Wherever a line in the data below holds "this", copy that line.

++++++

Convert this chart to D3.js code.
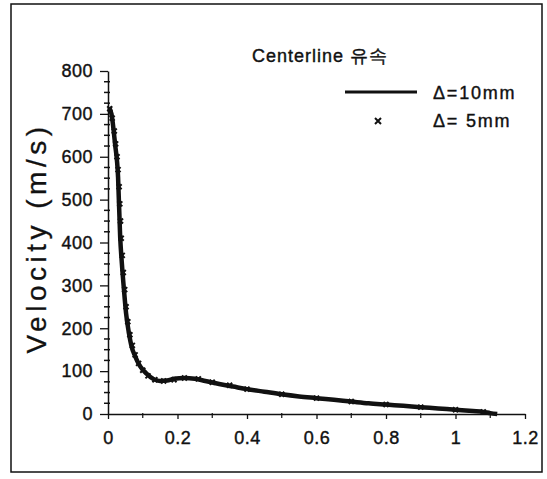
<!DOCTYPE html>
<html>
<head>
<meta charset="utf-8">
<script src="https://cdn.jsdelivr.net/npm/d3@7/dist/d3.min.js"></script>
<style>
  body { margin: 0; background: #fff; }
  svg text { font-family: "Liberation Sans", Arial, sans-serif; fill: #111; stroke: #111; stroke-width: 0.4px; }
</style>
</head>
<body>
<div id="chart"></div>
<script>
// centerline velocity, delta = 10mm (solid line)
var x10 = [0.003, 0.01, 0.02, 0.029, 0.035, 0.04, 0.046, 0.052, 0.06, 0.068, 0.078, 0.087, 0.098, 0.11, 0.13, 0.15, 0.17, 0.19, 0.22, 0.25, 0.28, 0.32, 0.36, 0.4, 0.45, 0.5, 0.55, 0.6, 0.65, 0.7, 0.75, 0.8, 0.85, 0.9, 0.95, 1.0, 1.05, 1.08, 1.1, 1.12];
var v10 = [715, 700, 632, 552, 413, 350, 289, 235, 190, 157, 135, 119, 105, 95, 82, 77, 78, 82, 84, 82, 77, 70, 64, 58, 52, 46, 41, 37, 33, 29, 25, 22, 19, 16, 13, 10, 7, 5, 2, 0];

// delta = 5mm (x markers)
var x5 = [0.005, 0.012, 0.018, 0.022, 0.026, 0.029, 0.032, 0.034, 0.036, 0.038, 0.041, 0.044, 0.048, 0.052, 0.057, 0.063, 0.07, 0.078, 0.088, 0.1, 0.115, 0.135, 0.16, 0.19, 0.22, 0.26, 0.3, 0.35, 0.4, 0.5, 0.6, 0.7, 0.8, 0.9, 1.0, 1.08];
var v5 = [712, 690, 660, 630, 600, 570, 530, 490, 450, 410, 370, 330, 290, 250, 215, 185, 160, 138, 118, 102, 89, 80, 77, 80, 84, 82, 74, 67, 58, 46, 37, 29, 22, 16, 10, 5];

var xTicks = [0, 0.2, 0.4, 0.6, 0.8, 1, 1.2];
var yTicks = [0, 100, 200, 300, 400, 500, 600, 700, 800];
var xMinor = [0.1, 0.3, 0.5, 0.7, 0.9, 1.1];
var yMinor = d3.range(25, 800, 25).filter(function(d){ return d % 100 != 0; });

var seriesNames = ["\u0394=10mm", "\u0394= 5mm"];
var title = "Centerline \uc720\uc18d";
var yTitle = "Velocity (m/s)";

var W = 547, H = 479;
var svg = d3.select("#chart").append("svg")
  .attr("width", W)
  .attr("height", H);

// outer frame
svg.append("rect")
  .attr("x", 11).attr("y", 4)
  .attr("width", 531).attr("height", 468)
  .attr("fill", "none")
  .attr("stroke", "#111")
  .attr("stroke-width", 1.5);

var x = d3.scaleLinear().domain([0, 1.2]).range([108, 525]);
var y = d3.scaleLinear().domain([0, 800]).range([414, 71]);

// minor ticks
svg.append("g").selectAll("line")
  .data(yMinor).enter().append("line")
  .attr("x1", x(0) - 4).attr("x2", x(0) + 2)
  .attr("y1", function(d){ return y(d); })
  .attr("y2", function(d){ return y(d); })
  .attr("stroke", "#111").attr("stroke-width", 1.5);

svg.append("g").selectAll("line")
  .data(xMinor).enter().append("line")
  .attr("x1", function(d){ return x(d); })
  .attr("x2", function(d){ return x(d); })
  .attr("y1", y(0) - 1).attr("y2", y(0) + 4)
  .attr("stroke", "#111").attr("stroke-width", 1.2);

var xAxis = svg.append("g")
  .attr("transform", "translate(0," + y(0) + ")")
  .call(d3.axisBottom(x).tickValues(xTicks).tickSize(5).tickSizeOuter(0).tickPadding(12)
    .tickFormat(function(d){ return String(d); }));

var yAxis = svg.append("g")
  .attr("transform", "translate(" + x(0) + ",0)")
  .call(d3.axisLeft(y).tickValues(yTicks).tickSize(8).tickSizeOuter(0).tickPadding(7));

[xAxis, yAxis].forEach(function(a){
  a.select(".domain").attr("stroke", "#111").attr("stroke-width", 1.5);
  a.selectAll(".tick line").attr("stroke", "#111").attr("stroke-width", 1.3);
  a.selectAll(".tick text")
    .attr("fill", "#111")
    .style("font-size", "18px")
    .style("letter-spacing", "0.5px")
    .style("font-family", "'Liberation Sans', Arial, sans-serif");
});

// y axis title
svg.append("text")
  .attr("transform", "translate(46,238) rotate(-90)")
  .attr("text-anchor", "middle")
  .style("font-size", "28px")
  .style("letter-spacing", "4.5px")
  .style("stroke-width", "0.3px")
  .text(yTitle);

// title
svg.append("text")
  .attr("x", 252).attr("y", 62)
  .style("font-size", "18px")
  .style("letter-spacing", "1px")
  .text(title);

var line = d3.line()
  .x(function(d){ return x(d[0]); })
  .y(function(d){ return y(d[1]); })
  .curve(d3.curveMonotoneX);

svg.append("path")
  .datum(d3.zip(x10, v10))
  .attr("d", line)
  .attr("fill", "none")
  .attr("stroke", "#111")
  .attr("stroke-width", 4.5)
  .attr("stroke-linejoin", "round");

function cross(g, s){
  g.append("path")
    .attr("d", "M" + (-s) + "," + (-s) + "L" + s + "," + s + "M" + (-s) + "," + s + "L" + s + "," + (-s))
    .attr("stroke", "#111")
    .attr("stroke-width", 2);
}

svg.append("g").selectAll("g")
  .data(d3.zip(x5, v5)).enter().append("g")
  .attr("transform", function(d){ return "translate(" + x(d[0]) + "," + y(d[1]) + ")"; })
  .each(function(){ cross(d3.select(this), 2.5); });

// legend
svg.append("line")
  .attr("x1", 345).attr("x2", 417)
  .attr("y1", 92).attr("y2", 92)
  .attr("stroke", "#111").attr("stroke-width", 3);
svg.append("text").attr("x", 433).attr("y", 99)
  .style("font-size", "18px").style("letter-spacing", "1.8px")
  .text(seriesNames[0]);
cross(svg.append("g").attr("transform", "translate(378,121)"), 3);
svg.append("text").attr("x", 433).attr("y", 127)
  .style("font-size", "18px").style("letter-spacing", "1.8px")
  .text(seriesNames[1]);
</script>
</body>
</html>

++++++

**Written response:**
Convert this chart to D3.js code.
  .each(function(){ cross(d3.select(this), 2.5); });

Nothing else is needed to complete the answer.